Third, the new administration must convince the world that the United States can again act with real consistency. Rebuilding America’s role within a system of democratic alliances will take more than rhetoric. Foreign observers will want to see evidence that America’s population supports this role and they will push back against forces looking to tear up Biden’s global commitments. Trump made ill-considered u-turns on troop levels in Afghanistan, Iraq and Northern Syria, abandoned commitments to multilateral international order on trade and global health, and walked away from international agreements like the JCPOA, the Paris Climate Agreement, New START, the INF Treaty, and Open Skies. But the Bush Administration did something similar with the ABM Treaty, Kyoto, the Iraq War, and Guantanamo Bay. To regain trust, the United States must demonstrate that the American people will support durable commitments going beyond one election cycle or presidency.
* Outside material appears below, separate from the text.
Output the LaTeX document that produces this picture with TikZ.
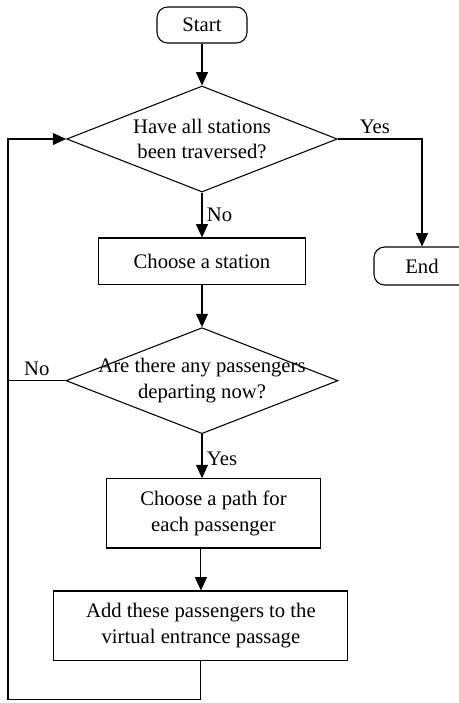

The US is not the only country which must heal its damaged democracy
Finally, the Trump era has underlined both the fragility and resilience of American democracy. It has weakened the US global role, but also shown the possibility of new partnerships. The Trump era coincided with difficult geopolitical challenges: emerging and disruptive technologies, pandemic management, climate change, even industrial policy. But these pressing problems have prompted the rise of new American diplomatic actors, including cities, states and foundations, even corporate diplomacy. The past four years have demonstrated that in the absence of leadership from Washington, new actors can fill some of the US foreign policy vacuum from the #MeToo Movement, the Gates Foundation efforts to tackle the pandemic, California’s Data Protection push, the US city-state coalition to meet carbon emission reduction targets and Microsoft’s work on the Paris Call for Stability and Security in Cyber Space. These are new nodes for Europe and Asia.
The US is not the only country which must heal its damaged democracy. Germany, for example, has seen murderous attacks at Halle and Hanau and the rise of the Querdenker movement. Across the continent, burgeoning right-wing movements are enjoying success. But the US is unique. The urgent need for US political healing reflects the country’s crucial role as a strong, coherent international force. As Jake Sullivan, Biden’s incoming National Security Adviser, has repeatedly emphasized: the US “cannot succeed in our foreign policy if we have not invested in our sources of strength at home” including the cohesion of American democracy. The future of US global leadership depends on the success of that effort.